→ **Brief**: Gather each line containing the string "this" from these entries.

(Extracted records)
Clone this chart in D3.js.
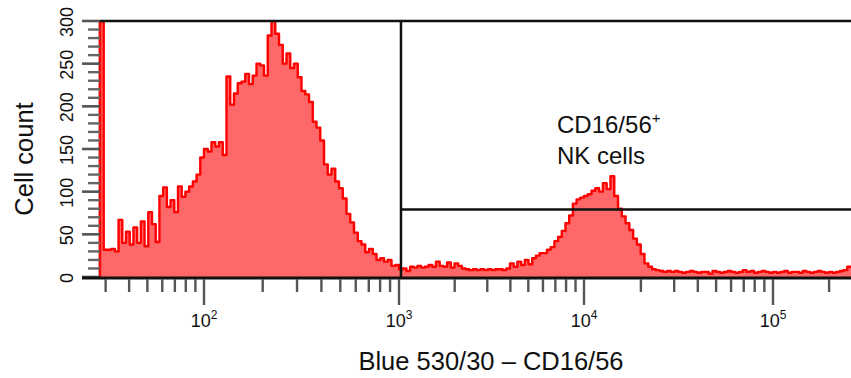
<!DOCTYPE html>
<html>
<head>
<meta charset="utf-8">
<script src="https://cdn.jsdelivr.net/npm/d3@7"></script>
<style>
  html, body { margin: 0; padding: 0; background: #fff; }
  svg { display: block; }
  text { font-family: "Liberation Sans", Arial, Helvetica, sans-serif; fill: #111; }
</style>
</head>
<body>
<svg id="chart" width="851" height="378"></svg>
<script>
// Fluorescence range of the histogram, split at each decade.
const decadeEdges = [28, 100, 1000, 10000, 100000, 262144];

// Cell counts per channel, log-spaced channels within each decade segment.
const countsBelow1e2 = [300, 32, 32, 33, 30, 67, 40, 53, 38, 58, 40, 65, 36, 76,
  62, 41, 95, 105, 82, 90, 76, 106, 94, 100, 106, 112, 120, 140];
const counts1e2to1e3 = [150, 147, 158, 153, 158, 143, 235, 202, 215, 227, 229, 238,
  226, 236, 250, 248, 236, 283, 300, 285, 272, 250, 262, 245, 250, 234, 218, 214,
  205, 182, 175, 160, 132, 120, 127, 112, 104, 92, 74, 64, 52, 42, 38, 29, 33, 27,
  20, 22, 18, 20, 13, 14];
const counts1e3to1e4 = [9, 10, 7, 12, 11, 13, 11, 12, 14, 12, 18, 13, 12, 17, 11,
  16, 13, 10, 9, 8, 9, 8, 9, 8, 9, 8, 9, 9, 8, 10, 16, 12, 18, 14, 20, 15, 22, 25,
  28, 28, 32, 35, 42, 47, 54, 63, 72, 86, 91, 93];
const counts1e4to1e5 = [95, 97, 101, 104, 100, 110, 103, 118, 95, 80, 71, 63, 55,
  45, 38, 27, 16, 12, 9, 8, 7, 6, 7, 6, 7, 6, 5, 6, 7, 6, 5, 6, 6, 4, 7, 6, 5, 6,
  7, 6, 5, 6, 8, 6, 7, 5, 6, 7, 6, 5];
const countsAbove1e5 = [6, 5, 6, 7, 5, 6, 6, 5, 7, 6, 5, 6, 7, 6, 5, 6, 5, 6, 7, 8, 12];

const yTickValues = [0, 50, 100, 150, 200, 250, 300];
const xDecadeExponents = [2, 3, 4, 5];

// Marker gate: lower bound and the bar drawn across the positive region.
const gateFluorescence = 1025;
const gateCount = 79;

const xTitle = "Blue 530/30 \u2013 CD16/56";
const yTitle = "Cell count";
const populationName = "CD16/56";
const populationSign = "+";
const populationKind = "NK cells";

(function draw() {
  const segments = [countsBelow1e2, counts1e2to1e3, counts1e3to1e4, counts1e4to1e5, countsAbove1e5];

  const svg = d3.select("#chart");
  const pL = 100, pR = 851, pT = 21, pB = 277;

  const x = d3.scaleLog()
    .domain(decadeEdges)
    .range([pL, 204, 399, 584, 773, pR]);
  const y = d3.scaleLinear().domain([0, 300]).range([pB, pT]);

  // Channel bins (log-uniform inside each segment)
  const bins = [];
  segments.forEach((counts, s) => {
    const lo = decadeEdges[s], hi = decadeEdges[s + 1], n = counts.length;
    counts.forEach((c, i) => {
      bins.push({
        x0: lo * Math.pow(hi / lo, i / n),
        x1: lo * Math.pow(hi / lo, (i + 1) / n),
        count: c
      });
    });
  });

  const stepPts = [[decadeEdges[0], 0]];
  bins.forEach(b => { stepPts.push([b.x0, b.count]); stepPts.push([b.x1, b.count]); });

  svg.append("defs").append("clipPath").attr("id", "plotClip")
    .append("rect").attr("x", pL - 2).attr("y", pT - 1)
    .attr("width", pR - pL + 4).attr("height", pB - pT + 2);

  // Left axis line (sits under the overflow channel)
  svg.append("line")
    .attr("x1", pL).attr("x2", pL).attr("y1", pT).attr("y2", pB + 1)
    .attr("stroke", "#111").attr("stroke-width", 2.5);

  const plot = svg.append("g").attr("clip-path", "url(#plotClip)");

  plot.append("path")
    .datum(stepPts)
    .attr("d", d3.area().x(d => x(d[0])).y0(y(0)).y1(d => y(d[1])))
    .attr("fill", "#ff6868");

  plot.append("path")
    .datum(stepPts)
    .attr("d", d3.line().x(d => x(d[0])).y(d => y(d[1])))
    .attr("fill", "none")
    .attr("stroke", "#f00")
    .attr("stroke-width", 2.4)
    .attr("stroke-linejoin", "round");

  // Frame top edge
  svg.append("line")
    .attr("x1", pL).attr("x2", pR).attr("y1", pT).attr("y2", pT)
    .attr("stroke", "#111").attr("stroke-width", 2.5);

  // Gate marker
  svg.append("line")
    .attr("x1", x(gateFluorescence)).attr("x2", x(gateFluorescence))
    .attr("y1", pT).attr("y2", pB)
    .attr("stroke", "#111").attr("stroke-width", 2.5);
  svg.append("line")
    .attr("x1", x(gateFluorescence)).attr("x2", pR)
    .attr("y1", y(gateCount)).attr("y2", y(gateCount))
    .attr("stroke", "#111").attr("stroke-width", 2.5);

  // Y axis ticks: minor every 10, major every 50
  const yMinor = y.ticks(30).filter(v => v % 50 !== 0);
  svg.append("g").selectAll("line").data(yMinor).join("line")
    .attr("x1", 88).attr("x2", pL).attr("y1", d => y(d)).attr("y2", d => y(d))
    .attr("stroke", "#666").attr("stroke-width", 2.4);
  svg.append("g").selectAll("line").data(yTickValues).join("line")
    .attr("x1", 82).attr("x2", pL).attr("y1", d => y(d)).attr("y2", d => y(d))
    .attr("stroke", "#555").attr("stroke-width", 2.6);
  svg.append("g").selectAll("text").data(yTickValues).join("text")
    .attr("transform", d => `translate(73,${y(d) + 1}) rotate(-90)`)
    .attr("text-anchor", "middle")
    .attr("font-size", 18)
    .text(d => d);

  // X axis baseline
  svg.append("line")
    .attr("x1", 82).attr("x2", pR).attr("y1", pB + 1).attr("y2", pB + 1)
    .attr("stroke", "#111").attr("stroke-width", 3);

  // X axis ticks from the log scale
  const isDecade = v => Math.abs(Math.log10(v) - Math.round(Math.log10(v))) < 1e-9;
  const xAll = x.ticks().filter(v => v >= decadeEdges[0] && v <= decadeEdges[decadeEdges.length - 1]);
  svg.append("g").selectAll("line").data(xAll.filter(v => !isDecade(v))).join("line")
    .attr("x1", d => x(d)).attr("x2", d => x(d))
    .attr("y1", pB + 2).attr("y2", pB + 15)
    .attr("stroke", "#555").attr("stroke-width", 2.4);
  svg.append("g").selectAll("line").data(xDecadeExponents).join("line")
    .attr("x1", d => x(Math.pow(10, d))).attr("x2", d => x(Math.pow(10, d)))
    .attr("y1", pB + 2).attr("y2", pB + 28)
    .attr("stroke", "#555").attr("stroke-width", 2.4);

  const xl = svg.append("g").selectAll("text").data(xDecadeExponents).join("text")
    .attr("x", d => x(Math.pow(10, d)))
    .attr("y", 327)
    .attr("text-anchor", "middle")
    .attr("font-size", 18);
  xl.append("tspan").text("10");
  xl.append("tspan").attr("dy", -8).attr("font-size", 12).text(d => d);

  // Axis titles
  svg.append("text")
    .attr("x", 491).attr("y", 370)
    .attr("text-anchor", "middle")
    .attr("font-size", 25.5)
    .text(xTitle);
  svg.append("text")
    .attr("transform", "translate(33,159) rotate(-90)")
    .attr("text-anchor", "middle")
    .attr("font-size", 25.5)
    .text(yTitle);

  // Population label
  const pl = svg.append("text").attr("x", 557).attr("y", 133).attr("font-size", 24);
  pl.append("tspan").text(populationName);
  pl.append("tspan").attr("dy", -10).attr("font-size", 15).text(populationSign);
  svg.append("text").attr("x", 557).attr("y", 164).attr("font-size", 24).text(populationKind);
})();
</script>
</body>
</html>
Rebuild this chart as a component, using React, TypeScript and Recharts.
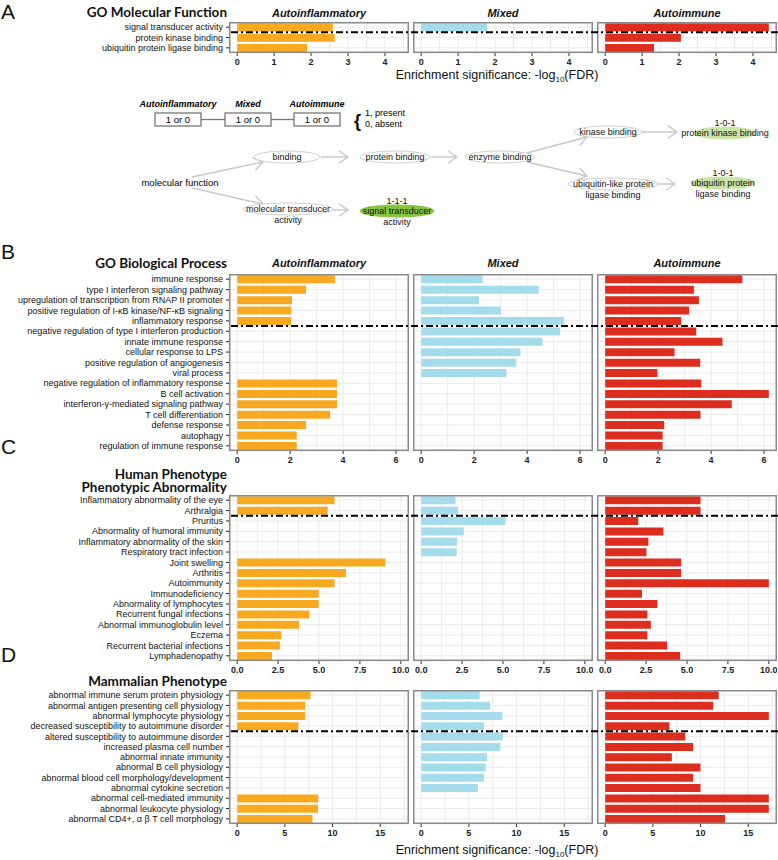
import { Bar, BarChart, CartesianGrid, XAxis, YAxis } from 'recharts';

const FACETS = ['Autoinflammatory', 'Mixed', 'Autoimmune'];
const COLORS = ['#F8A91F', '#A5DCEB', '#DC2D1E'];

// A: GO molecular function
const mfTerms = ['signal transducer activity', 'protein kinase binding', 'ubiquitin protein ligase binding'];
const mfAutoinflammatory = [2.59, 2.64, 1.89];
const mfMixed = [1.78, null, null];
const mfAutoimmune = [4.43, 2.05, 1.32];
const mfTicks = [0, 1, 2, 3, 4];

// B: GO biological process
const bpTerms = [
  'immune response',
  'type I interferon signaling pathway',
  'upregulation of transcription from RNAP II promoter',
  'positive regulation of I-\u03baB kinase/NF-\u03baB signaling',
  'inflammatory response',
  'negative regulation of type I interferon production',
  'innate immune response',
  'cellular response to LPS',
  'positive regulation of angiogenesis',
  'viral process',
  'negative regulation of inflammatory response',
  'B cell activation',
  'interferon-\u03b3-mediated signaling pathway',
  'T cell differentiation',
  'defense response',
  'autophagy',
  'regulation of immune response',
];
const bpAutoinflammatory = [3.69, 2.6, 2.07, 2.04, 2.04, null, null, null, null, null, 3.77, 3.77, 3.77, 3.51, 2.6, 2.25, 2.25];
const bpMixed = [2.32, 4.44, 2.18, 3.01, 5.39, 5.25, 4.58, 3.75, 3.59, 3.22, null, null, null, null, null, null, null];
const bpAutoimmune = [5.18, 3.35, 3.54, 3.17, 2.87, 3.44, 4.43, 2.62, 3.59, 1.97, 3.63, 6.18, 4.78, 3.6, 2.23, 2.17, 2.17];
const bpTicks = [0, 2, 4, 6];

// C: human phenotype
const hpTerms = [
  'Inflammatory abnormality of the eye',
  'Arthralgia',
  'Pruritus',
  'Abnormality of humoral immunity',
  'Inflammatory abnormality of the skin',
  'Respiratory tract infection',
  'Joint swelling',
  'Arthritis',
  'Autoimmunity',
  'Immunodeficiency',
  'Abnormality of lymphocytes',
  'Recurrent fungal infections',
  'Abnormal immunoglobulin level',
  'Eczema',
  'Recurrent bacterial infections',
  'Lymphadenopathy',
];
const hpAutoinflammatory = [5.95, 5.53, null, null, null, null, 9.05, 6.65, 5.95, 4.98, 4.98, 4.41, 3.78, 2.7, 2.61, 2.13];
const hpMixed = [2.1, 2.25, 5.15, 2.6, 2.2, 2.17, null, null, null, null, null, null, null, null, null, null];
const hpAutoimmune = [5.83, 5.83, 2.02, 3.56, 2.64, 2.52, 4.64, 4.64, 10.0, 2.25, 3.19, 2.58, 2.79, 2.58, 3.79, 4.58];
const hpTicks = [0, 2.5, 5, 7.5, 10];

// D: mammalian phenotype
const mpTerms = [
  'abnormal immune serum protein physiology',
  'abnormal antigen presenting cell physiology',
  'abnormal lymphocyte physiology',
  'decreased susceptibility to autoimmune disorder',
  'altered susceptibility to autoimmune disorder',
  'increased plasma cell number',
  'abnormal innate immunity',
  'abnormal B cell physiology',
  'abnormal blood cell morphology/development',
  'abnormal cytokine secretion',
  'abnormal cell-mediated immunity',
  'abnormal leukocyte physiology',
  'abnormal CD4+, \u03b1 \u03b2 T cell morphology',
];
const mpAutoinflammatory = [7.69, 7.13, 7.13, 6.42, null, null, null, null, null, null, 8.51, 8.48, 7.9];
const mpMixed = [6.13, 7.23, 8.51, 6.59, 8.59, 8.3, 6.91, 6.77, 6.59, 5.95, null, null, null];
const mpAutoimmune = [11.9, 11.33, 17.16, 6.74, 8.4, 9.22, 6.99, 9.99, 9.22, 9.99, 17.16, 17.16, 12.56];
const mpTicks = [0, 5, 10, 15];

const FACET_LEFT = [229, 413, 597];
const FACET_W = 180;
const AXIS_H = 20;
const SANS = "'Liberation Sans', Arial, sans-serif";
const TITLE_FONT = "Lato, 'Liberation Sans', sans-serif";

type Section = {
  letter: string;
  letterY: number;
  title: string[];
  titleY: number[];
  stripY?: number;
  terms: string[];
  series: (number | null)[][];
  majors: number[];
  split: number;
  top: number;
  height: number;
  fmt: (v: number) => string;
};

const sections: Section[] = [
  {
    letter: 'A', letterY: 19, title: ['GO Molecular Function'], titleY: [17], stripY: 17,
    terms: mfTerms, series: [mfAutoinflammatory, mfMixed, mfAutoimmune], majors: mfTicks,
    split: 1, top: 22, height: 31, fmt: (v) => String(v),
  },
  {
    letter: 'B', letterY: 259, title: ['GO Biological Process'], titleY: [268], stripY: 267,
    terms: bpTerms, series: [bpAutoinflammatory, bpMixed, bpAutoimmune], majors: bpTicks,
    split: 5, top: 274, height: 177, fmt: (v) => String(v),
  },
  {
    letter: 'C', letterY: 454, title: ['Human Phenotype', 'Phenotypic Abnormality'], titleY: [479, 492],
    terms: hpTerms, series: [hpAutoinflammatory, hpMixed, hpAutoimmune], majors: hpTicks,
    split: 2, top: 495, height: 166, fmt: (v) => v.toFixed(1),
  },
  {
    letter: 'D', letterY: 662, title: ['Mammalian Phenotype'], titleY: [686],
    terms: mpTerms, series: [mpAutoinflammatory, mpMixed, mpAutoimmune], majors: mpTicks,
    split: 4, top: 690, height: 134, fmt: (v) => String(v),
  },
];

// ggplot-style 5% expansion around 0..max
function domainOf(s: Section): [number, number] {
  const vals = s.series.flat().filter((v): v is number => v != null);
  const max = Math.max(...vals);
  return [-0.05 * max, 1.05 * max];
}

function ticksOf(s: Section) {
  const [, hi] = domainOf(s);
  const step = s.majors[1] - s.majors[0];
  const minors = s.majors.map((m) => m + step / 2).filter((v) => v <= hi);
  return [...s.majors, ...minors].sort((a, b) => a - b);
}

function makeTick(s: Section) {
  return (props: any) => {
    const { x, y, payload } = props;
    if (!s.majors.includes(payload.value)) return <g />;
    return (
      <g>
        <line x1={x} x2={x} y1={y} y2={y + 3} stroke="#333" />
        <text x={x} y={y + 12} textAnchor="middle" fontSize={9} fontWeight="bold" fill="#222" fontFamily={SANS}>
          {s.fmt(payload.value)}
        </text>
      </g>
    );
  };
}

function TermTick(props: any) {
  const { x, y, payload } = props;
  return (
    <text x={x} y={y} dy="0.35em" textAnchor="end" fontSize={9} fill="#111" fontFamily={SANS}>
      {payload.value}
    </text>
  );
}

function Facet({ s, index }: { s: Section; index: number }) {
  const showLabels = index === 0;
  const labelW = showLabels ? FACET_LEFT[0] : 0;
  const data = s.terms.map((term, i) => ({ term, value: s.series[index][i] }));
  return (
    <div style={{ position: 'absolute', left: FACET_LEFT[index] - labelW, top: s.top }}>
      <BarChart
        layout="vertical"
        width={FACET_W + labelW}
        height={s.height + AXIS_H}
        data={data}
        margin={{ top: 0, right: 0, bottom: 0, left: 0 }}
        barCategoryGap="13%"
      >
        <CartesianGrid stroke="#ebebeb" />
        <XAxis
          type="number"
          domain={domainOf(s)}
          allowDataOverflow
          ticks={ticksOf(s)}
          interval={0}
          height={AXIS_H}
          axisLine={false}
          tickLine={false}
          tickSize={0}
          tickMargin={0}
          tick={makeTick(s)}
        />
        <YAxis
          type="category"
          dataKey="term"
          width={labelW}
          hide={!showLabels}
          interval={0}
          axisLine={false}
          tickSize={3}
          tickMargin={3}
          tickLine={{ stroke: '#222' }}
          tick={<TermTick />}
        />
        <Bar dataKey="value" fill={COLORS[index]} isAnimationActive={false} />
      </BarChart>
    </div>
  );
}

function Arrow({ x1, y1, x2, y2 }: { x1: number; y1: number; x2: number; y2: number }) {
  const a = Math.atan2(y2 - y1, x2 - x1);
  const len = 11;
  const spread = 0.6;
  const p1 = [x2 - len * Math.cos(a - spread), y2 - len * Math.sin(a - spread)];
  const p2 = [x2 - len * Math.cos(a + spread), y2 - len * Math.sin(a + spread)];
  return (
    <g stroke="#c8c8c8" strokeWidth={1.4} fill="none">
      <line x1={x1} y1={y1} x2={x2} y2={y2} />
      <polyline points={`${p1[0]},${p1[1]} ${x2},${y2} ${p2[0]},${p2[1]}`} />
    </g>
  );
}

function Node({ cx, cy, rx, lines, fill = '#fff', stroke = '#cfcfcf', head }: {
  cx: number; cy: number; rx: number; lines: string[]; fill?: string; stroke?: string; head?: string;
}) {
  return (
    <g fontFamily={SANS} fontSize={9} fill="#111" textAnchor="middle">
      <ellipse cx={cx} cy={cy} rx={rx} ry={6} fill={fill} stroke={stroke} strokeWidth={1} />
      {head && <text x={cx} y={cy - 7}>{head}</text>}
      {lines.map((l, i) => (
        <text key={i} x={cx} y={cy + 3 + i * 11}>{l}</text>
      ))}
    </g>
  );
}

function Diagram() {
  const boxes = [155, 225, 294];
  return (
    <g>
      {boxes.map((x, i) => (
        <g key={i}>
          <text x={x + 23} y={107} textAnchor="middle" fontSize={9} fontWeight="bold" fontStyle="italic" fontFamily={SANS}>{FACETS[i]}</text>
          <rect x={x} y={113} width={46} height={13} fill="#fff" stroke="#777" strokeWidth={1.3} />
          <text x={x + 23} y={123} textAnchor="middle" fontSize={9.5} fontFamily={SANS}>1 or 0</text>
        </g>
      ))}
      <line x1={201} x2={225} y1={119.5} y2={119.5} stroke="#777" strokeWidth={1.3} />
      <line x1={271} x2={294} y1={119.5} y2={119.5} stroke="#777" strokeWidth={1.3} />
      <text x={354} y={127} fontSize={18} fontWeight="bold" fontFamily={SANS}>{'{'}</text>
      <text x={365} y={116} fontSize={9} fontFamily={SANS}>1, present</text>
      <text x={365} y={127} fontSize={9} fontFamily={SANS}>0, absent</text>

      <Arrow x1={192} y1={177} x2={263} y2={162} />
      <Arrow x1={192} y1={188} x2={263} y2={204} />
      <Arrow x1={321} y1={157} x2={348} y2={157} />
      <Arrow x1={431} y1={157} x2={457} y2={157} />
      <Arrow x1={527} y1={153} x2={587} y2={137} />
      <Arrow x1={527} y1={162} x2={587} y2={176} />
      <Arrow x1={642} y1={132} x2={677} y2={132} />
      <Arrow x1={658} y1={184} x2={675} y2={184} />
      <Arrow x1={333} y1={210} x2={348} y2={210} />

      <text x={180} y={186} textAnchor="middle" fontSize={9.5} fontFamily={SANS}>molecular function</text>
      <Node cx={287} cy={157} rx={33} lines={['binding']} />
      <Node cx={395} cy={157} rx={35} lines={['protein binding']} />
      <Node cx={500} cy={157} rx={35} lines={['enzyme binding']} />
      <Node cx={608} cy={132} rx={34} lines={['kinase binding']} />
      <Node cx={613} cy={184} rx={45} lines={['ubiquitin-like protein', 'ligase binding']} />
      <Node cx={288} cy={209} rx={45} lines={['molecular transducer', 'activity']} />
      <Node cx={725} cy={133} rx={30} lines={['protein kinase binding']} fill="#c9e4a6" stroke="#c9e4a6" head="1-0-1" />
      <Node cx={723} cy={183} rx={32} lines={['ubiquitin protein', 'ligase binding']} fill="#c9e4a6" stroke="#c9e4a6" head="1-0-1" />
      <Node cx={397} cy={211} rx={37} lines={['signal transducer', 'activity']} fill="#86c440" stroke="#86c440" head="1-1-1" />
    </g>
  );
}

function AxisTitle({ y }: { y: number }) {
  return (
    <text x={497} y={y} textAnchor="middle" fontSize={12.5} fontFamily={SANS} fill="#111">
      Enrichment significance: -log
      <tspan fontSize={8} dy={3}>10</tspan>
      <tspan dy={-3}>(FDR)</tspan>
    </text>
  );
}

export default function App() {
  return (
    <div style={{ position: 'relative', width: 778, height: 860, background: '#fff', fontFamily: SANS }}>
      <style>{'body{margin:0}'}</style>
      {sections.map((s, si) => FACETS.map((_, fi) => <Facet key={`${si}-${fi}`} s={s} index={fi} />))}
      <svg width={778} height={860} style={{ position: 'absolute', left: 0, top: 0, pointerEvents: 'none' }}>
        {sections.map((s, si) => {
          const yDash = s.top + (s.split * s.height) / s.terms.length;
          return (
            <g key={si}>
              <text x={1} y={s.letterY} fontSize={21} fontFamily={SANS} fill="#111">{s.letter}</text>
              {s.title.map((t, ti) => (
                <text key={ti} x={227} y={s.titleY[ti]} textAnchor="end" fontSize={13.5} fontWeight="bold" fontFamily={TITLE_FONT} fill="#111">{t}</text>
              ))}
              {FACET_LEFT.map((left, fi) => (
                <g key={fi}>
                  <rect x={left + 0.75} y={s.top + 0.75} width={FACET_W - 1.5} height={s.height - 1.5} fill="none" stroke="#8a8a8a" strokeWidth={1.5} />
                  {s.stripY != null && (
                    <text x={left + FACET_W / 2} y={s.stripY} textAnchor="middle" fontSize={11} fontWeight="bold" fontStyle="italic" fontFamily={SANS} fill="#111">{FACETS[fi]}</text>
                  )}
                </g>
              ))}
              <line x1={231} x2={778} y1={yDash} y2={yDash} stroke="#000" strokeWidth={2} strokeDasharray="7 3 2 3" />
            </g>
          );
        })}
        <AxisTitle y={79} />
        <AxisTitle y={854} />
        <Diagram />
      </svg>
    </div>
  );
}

→ **Written solution**:
Clone this chart in D3.js.
Rebuild this chart as a component, using React, TypeScript and Recharts.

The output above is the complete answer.